Ingmar Bergman Makes a Movie (Ingmar Bergman gör en film) is a 1963 Swedish documentary film directed by Vilgot Sjöman which depicts the making of Ingmar Bergman's film Winter Light from screenwriting to the film's premiere and critical reaction.

The film originally aired in five half-hour episodes on Swedish television. It has subsequently been included in a bonus disc of The Criterion Collection's box set of Bergman's "trilogy," Through a Glass Darkly (1961), Winter Light, and The Silence (1963).

==Production==
Sjöman was beginning to write screenplays, and wishing to learn about directing, asked Bergman if he could observe him making a film. Sjöman then approached Sveriges Television who were interested in airing a documentary about the process. Shooting of the documentary began after the Winter Light screenplay was finished.

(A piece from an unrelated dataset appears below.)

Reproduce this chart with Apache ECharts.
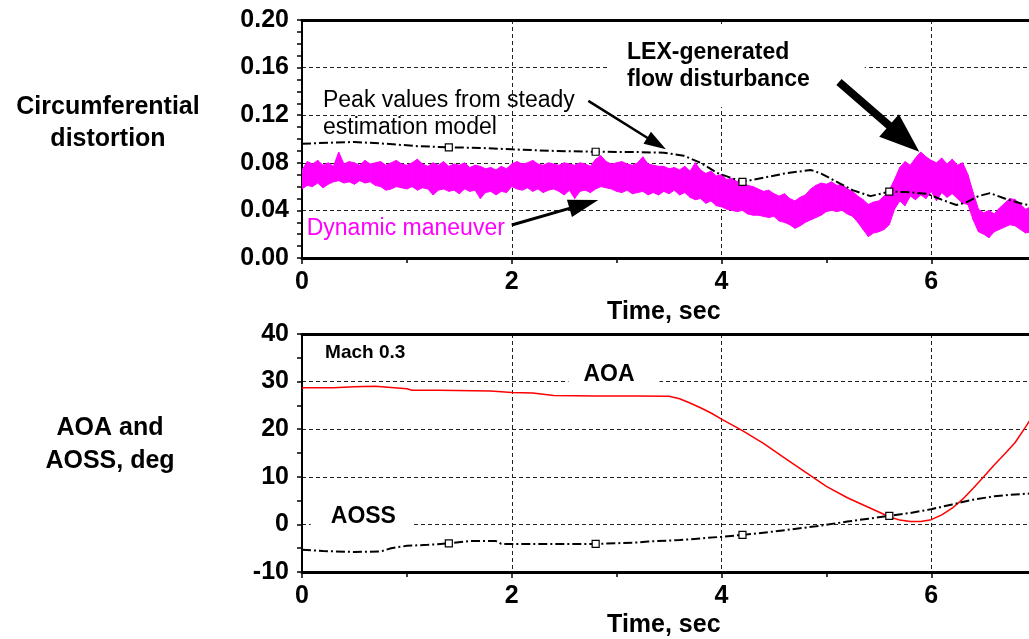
<!DOCTYPE html>
<html>
<head>
<meta charset="utf-8">
<script src="https://cdn.jsdelivr.net/npm/echarts@6/dist/echarts.min.js"></script>
<style>
  html, body { margin: 0; padding: 0; background: #fff; }
  #chart { width: 1029px; height: 639px; }
</style>
</head>
<body>
<div id="chart"></div>
<script>
// ---- top panel: circumferential distortion ----
// dynamic maneuver, read as upper / lower envelope of the noisy trace
const dynT = [
  0.00, 0.05, 0.10, 0.15, 0.20, 0.25, 0.30, 0.35, 0.40, 0.45, 0.50, 0.55, 0.60, 0.65, 0.70, 0.75, 0.80, 0.85, 0.90, 0.95,
  1.00, 1.05, 1.10, 1.15, 1.20, 1.25, 1.30, 1.35, 1.40, 1.45, 1.50, 1.55, 1.60, 1.65, 1.70, 1.75, 1.80, 1.85, 1.90, 1.95,
  2.00, 2.05, 2.10, 2.15, 2.20, 2.25, 2.30, 2.35, 2.40, 2.45, 2.50, 2.55, 2.60, 2.65, 2.70, 2.75, 2.80, 2.85, 2.90, 2.95,
  3.00, 3.05, 3.10, 3.15, 3.20, 3.25, 3.30, 3.35, 3.40, 3.45, 3.50, 3.55, 3.60, 3.65, 3.70, 3.75, 3.80, 3.85, 3.90, 3.95,
  4.00, 4.05, 4.10, 4.15, 4.20, 4.25, 4.30, 4.35, 4.40, 4.45, 4.50, 4.55, 4.60, 4.65, 4.70, 4.75, 4.80, 4.85, 4.90, 4.95,
  5.00, 5.05, 5.10, 5.15, 5.20, 5.25, 5.30, 5.35, 5.40, 5.45, 5.50, 5.55, 5.60, 5.65, 5.70, 5.75, 5.80, 5.85, 5.90, 5.95,
  6.00, 6.05, 6.10, 6.15, 6.20, 6.25, 6.30, 6.35, 6.40, 6.45, 6.50, 6.55, 6.60, 6.65, 6.70, 6.75, 6.80, 6.85, 6.90, 6.95
];
const dynHi = [
  0.074, 0.081, 0.079, 0.082, 0.078, 0.080, 0.077, 0.089, 0.079, 0.081, 0.080, 0.078, 0.082, 0.079, 0.080, 0.081, 0.078, 0.080, 0.082, 0.079,
  0.078, 0.080, 0.083, 0.079, 0.077, 0.080, 0.078, 0.081, 0.077, 0.079, 0.078, 0.080, 0.076, 0.078, 0.077, 0.075, 0.076, 0.074, 0.077, 0.075,
  0.079, 0.081, 0.079, 0.080, 0.082, 0.079, 0.078, 0.080, 0.079, 0.078, 0.080, 0.079, 0.078, 0.080, 0.079, 0.077, 0.083, 0.086, 0.081, 0.079,
  0.080, 0.081, 0.079, 0.078, 0.080, 0.085, 0.079, 0.078, 0.077, 0.077, 0.075, 0.076, 0.074, 0.077, 0.073, 0.080, 0.074, 0.071, 0.073, 0.069,
  0.070, 0.066, 0.067, 0.064, 0.065, 0.061, 0.060, 0.058, 0.056, 0.057, 0.054, 0.052, 0.054, 0.050, 0.048, 0.051, 0.053, 0.058, 0.061, 0.063,
  0.062, 0.064, 0.061, 0.062, 0.058, 0.056, 0.052, 0.049, 0.045, 0.047, 0.048, 0.052, 0.057, 0.066, 0.076, 0.081, 0.078, 0.084, 0.089, 0.085,
  0.082, 0.080, 0.084, 0.079, 0.083, 0.078, 0.080, 0.070, 0.055, 0.041, 0.038, 0.040, 0.037, 0.042, 0.046, 0.050, 0.049, 0.045, 0.041, 0.043
];
const dynLo = [
  0.058, 0.061, 0.060, 0.063, 0.059, 0.062, 0.064, 0.065, 0.063, 0.064, 0.062, 0.065, 0.063, 0.064, 0.061, 0.060, 0.057, 0.058, 0.060, 0.059,
  0.058, 0.060, 0.057, 0.059, 0.058, 0.053, 0.057, 0.058, 0.056, 0.057, 0.054, 0.058, 0.056, 0.057, 0.050, 0.055, 0.056, 0.053, 0.056, 0.055,
  0.060, 0.058, 0.057, 0.059, 0.056, 0.058, 0.055, 0.057, 0.058, 0.056, 0.053, 0.057, 0.050, 0.056, 0.057, 0.055, 0.058, 0.060, 0.059, 0.058,
  0.056, 0.055, 0.057, 0.054, 0.055, 0.056, 0.053, 0.055, 0.053, 0.056, 0.054, 0.057, 0.053, 0.055, 0.051, 0.049, 0.050, 0.046, 0.048, 0.044,
  0.043, 0.041, 0.040, 0.039, 0.040, 0.037, 0.036, 0.036, 0.035, 0.034, 0.035, 0.031, 0.030, 0.028, 0.025, 0.027, 0.030, 0.032, 0.034, 0.036,
  0.039, 0.040, 0.039, 0.040, 0.037, 0.035, 0.030, 0.024, 0.018, 0.021, 0.022, 0.024, 0.028, 0.041, 0.048, 0.044, 0.052, 0.049, 0.053, 0.050,
  0.056, 0.048, 0.055, 0.051, 0.054, 0.050, 0.046, 0.045, 0.032, 0.022, 0.020, 0.017, 0.022, 0.024, 0.026, 0.028, 0.027, 0.024, 0.021, 0.022
];
// peak values from steady estimation model
const peakT = [0, 0.3, 0.5, 0.8, 1.1, 1.4, 1.7, 2.0, 2.4, 2.8, 3.2, 3.45, 3.64, 3.8, 3.96, 4.2, 4.43, 4.6, 4.85, 4.95,
  5.1, 5.25, 5.42, 5.6, 5.75, 5.96, 6.1, 6.24, 6.34, 6.45, 6.56, 6.7, 6.85, 6.95];
const peakV = [0.096, 0.097, 0.0975, 0.096, 0.094, 0.093, 0.0925, 0.0913, 0.090, 0.0893, 0.089, 0.0885, 0.086, 0.080, 0.0714,
  0.064, 0.068, 0.071, 0.074, 0.071, 0.064, 0.057, 0.052, 0.0557, 0.0555, 0.054, 0.049, 0.0445, 0.047, 0.052, 0.0545, 0.050, 0.046, 0.044];

// ---- bottom panel: AOA and AOSS, deg ----
const aoaT = [0, 0.3, 0.5, 0.7, 1.0, 1.05, 1.3, 1.8, 2.0, 2.2, 2.4, 2.8, 3.2, 3.5, 3.6, 3.7, 3.8, 3.9, 4.0, 4.2, 4.4, 4.6,
  4.8, 5.0, 5.2, 5.4, 5.6, 5.7, 5.8, 5.9, 6.0, 6.1, 6.2, 6.3, 6.4, 6.5, 6.6, 6.7, 6.8, 6.9, 6.95];
const aoaV = [28.7, 28.7, 28.9, 29.0, 28.5, 28.2, 28.2, 28.0, 27.7, 27.6, 27.1, 27.0, 27.0, 26.9, 26.4, 25.5, 24.5, 23.4, 22.1,
  19.7, 17.0, 14.0, 11.0, 8.0, 5.6, 3.6, 1.6, 0.9, 0.6, 0.6, 1.0, 2.0, 3.4, 5.3, 7.6, 10.0, 12.5, 14.8, 17.2, 20.5, 22.2];
const aossT = [0, 0.2, 0.5, 0.75, 0.85, 1.0, 1.2, 1.4, 1.6, 1.85, 1.9, 2.3, 2.8, 3.2, 3.3, 3.6, 4.0, 4.2, 4.5, 4.9, 5.2, 5.4,
  5.6, 5.8, 6.0, 6.2, 6.4, 6.6, 6.8, 6.95];
const aossV = [-5.3, -5.6, -5.8, -5.7, -5.0, -4.5, -4.3, -4.0, -3.5, -3.5, -4.1, -4.1, -4.1, -3.8, -3.6, -3.3, -2.6, -2.2,
  -1.5, -0.4, 0.6, 1.2, 1.8, 2.4, 3.2, 4.2, 5.2, 5.9, 6.3, 6.5];

// open square markers on the dash-dot curves
const markT = [1.4, 2.8, 4.2, 5.6];

const FONT = '"Liberation Sans", Arial, Helvetica, sans-serif';
const zip = (xs, ys) => xs.map((x, i) => [x, ys[i]]);

const chart = echarts.init(document.getElementById('chart'));

function xAxisFor(gridIndex) {
  return {
    type: 'value', gridIndex: gridIndex, min: 0, max: 8, interval: 2,
    axisLine: { onZero: false, lineStyle: { color: '#000', width: 3 } },
    axisTick: { length: 6, lineStyle: { color: '#000', width: 1.5 } },
    minorTick: { show: true, splitNumber: 2, length: 5, lineStyle: { color: '#000', width: 1.5 } },
    axisLabel: { color: '#000', fontSize: 25, fontWeight: 'bold', fontFamily: FONT, margin: 12 },
    splitLine: { show: true, lineStyle: { color: '#222', width: 1, type: [4, 3] } }
  };
}
function topBorder(gridIndex) {
  return {
    type: 'value', gridIndex: gridIndex, position: 'top', min: 0, max: 8,
    axisLine: { onZero: false, lineStyle: { color: '#000', width: 3 } },
    axisTick: { show: false }, axisLabel: { show: false }, splitLine: { show: false }
  };
}
function yAxisFor(gridIndex, min, max, interval, minorSplit, fmt) {
  return {
    type: 'value', gridIndex: gridIndex, min: min, max: max, interval: interval,
    axisLine: { show: true, onZero: false, lineStyle: { color: '#000', width: 2 } },
    axisTick: { show: true, length: 5, lineStyle: { color: '#000', width: 1.5 } },
    minorTick: { show: true, splitNumber: minorSplit, length: 5, lineStyle: { color: '#000', width: 1.5 } },
    axisLabel: { color: '#000', fontSize: 25, fontWeight: 'bold', fontFamily: FONT, margin: 13, formatter: fmt },
    splitLine: { show: true, lineStyle: { color: '#222', width: 1, type: [4, 3] } }
  };
}

const dashDot = [9, 3, 2, 3];
const squareSymbol = (v) => (markT.indexOf(v[0]) >= 0 ? 'rect' : 'none');

// band of the noisy dynamic trace: one quad per sample step
function renderDynBand(params, api) {
  const i = params.dataIndex;
  if (i >= dynT.length - 1) return null;
  const a = api.coord([dynT[i], dynHi[i]]);
  const b = api.coord([dynT[i + 1], dynHi[i + 1]]);
  const c = api.coord([dynT[i + 1], dynLo[i + 1]]);
  const d = api.coord([dynT[i], dynLo[i]]);
  return {
    type: 'polygon',
    shape: { points: [a, b, c, d] },
    style: { fill: '#ff00ff', stroke: '#ff00ff', lineWidth: 1 }
  };
}

chart.setOption({
  animation: false,
  backgroundColor: '#fff',
  grid: [
    { left: 302, top: 20, height: 238, right: -112, outerBoundsMode: 'none' },
    { left: 302, top: 334, height: 238, right: -112, outerBoundsMode: 'none' }
  ],
  xAxis: [xAxisFor(0), xAxisFor(1), topBorder(0), topBorder(1)],
  yAxis: [
    yAxisFor(0, 0, 0.2, 0.04, 4, (v) => v.toFixed(2)),
    yAxisFor(1, -10, 40, 10, 2, (v) => String(v))
  ],
  series: [
    {
      name: 'Dynamic maneuver', type: 'custom', xAxisIndex: 0, yAxisIndex: 0, clip: true, z: 3,
      data: dynT.map((t, i) => [t, dynHi[i], dynLo[i]]),
      encode: { x: 0, y: [1, 2] },
      renderItem: renderDynBand
    },
    {
      name: 'Peak values from steady estimation model', type: 'line', xAxisIndex: 0, yAxisIndex: 0,
      data: zip(peakT, peakV), symbol: squareSymbol, symbolSize: 7, showSymbol: true, z: 4,
      lineStyle: { color: '#000', width: 2, type: dashDot },
      itemStyle: { color: '#fff', borderColor: '#000', borderWidth: 1.2 }
    },
    {
      name: 'AOA', type: 'line', xAxisIndex: 1, yAxisIndex: 1,
      data: zip(aoaT, aoaV), symbol: 'none', z: 4,
      lineStyle: { color: '#ff0000', width: 1.5 }
    },
    {
      name: 'AOSS', type: 'line', xAxisIndex: 1, yAxisIndex: 1,
      data: zip(aossT, aossV), symbol: squareSymbol, symbolSize: 7, showSymbol: true, z: 4,
      lineStyle: { color: '#000', width: 2, type: dashDot },
      itemStyle: { color: '#fff', borderColor: '#000', borderWidth: 1.2 }
    }
  ]
});

// annotations, placed in data coordinates
const p0 = (t, v) => chart.convertToPixel({ gridIndex: 0 }, [t, v]);
const p1 = (t, v) => chart.convertToPixel({ gridIndex: 1 }, [t, v]);

function arrow(tail, tip, w, len, half) {
  const dx = tip[0] - tail[0], dy = tip[1] - tail[1];
  const d = Math.hypot(dx, dy);
  const ux = dx / d, uy = dy / d, nx = -uy, ny = ux;
  const bx = tip[0] - ux * len, by = tip[1] - uy * len;
  return {
    type: 'polygon', z: 20,
    shape: { points: [
      [tail[0] + nx * w / 2, tail[1] + ny * w / 2],
      [bx + nx * w / 2, by + ny * w / 2],
      [bx + nx * half, by + ny * half],
      tip,
      [bx - nx * half, by - ny * half],
      [bx - nx * w / 2, by - ny * w / 2],
      [tail[0] - nx * w / 2, tail[1] - ny * w / 2]
    ] },
    style: { fill: '#000' }
  };
}
function label(pos, text, opts) {
  return {
    type: 'text', x: pos[0], y: pos[1], z: opts.z || 20,
    style: Object.assign({
      text: text, fill: '#000', fontFamily: FONT, fontSize: 23,
      align: 'left', verticalAlign: 'middle'
    }, opts.style)
  };
}

const timeCenter = 3.45;
chart.setOption({
  graphic: [
    label([108, 123], 'Circumferential\ndistortion', { style: { fontSize: 25, fontWeight: 'bold', align: 'center', lineHeight: 32 } }),
    label([110, 445], 'AOA and\nAOSS, deg', { style: { fontSize: 25, fontWeight: 'bold', align: 'center', lineHeight: 33 } }),
    label([p0(timeCenter, 0)[0], 312], 'Time, sec', { style: { fontSize: 25, fontWeight: 'bold', align: 'center' } }),
    label([p1(timeCenter, 0)[0], 625], 'Time, sec', { style: { fontSize: 25, fontWeight: 'bold', align: 'center' } }),
    label(p0(0.2, 0.1206), 'Peak values from steady\nestimation model', { style: { lineHeight: 27 } }),
    label(p0(0.045, 0.025), 'Dynamic maneuver', { style: { fill: '#ff00ff' } }),
    label(p0(2.937, 0.161), 'LEX-generated\nflow disturbance', { z: 1, style: {
      fontWeight: 'bold', lineHeight: 27, backgroundColor: '#fff', padding: [14, 55, 13, 17] } }),
    label(p1(0.22, 36.0), 'Mach 0.3', { style: { fontSize: 19, fontWeight: 'bold' } }),
    label(p1(2.975, 31.4), 'AOA', { z: 1, style: {
      fontWeight: 'bold', align: 'center', backgroundColor: '#fff', padding: [4, 25, 6, 15] } }),
    label(p1(0.566, 1.71), 'AOSS', { z: 1, style: {
      fontWeight: 'bold', align: 'center', backgroundColor: '#fff', padding: [4, 16, 6, 20] } }),
    arrow(p0(2.73, 0.132), p0(3.47, 0.0913), 2.5, 22, 7),
    arrow(p0(2.0, 0.0277), p0(2.825, 0.0487), 3, 30, 9),
    arrow(p0(5.12, 0.1479), p0(5.886, 0.0893), 8, 40, 15)
  ]
});
</script>
</body>
</html>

Bergman allowed for Sjöman's crew to film rehearsals, but not the actual shooting. Bergman was also interviewed for the project. The documentary was shot on 16 mm film. After working with Bergman and on the documentary, Sjöman's own films received attention, starting with 491.

==Broadcast==
The documentary began airing on SVT on 27 January 1963. It was generally not available in Region 1 until The Criterion Collection released it in its Bergman trilogy box set.

| No. | Title |
| 1 | "The Script" |
Sjöman interviews Bergman on the idea and themes of Winter Light, covers the location scouting, and interviews Sven Nykvist on the lighting.
| 2 | "Filming, Part 1" |
Sjöman observes actors Gunnar Björnstrand and Ingrid Thulin on set.
| 3 | "Filming, Part 2" |
Sjöman interviews Bergman on how the filming process went, shortly before it completed in January 1962.
| 4 | "Postproduction" |
Sjöman observes the editing process and interviews Bergman on the anticipated response to the film.
| 5 | "The Premiere" |
Sjöman and Bergman review the critical response to the film.

==Reception==
Writing for Epinions in 2007, scholar Stephen O. Murray called the film "A valuable document of a master craftsman working in top form." He also stated that "Sjöman comes across as very earnest and relatively probing." Brian Burke of DVD Verdict called it the "best documentary I've ever seen on the filmmaking process," adding Bergman appears "candid, relaxed, and animated."

Swedish musicologist Per F. Broman said the documentary has "fascinating insights" into the use of sound in the film. In 2015, Dagens Nyheter referred to the documentary as slightly forgotten, but noted SVT would be rerunning it along with other Bergman-related programming between 25 October and 27 December.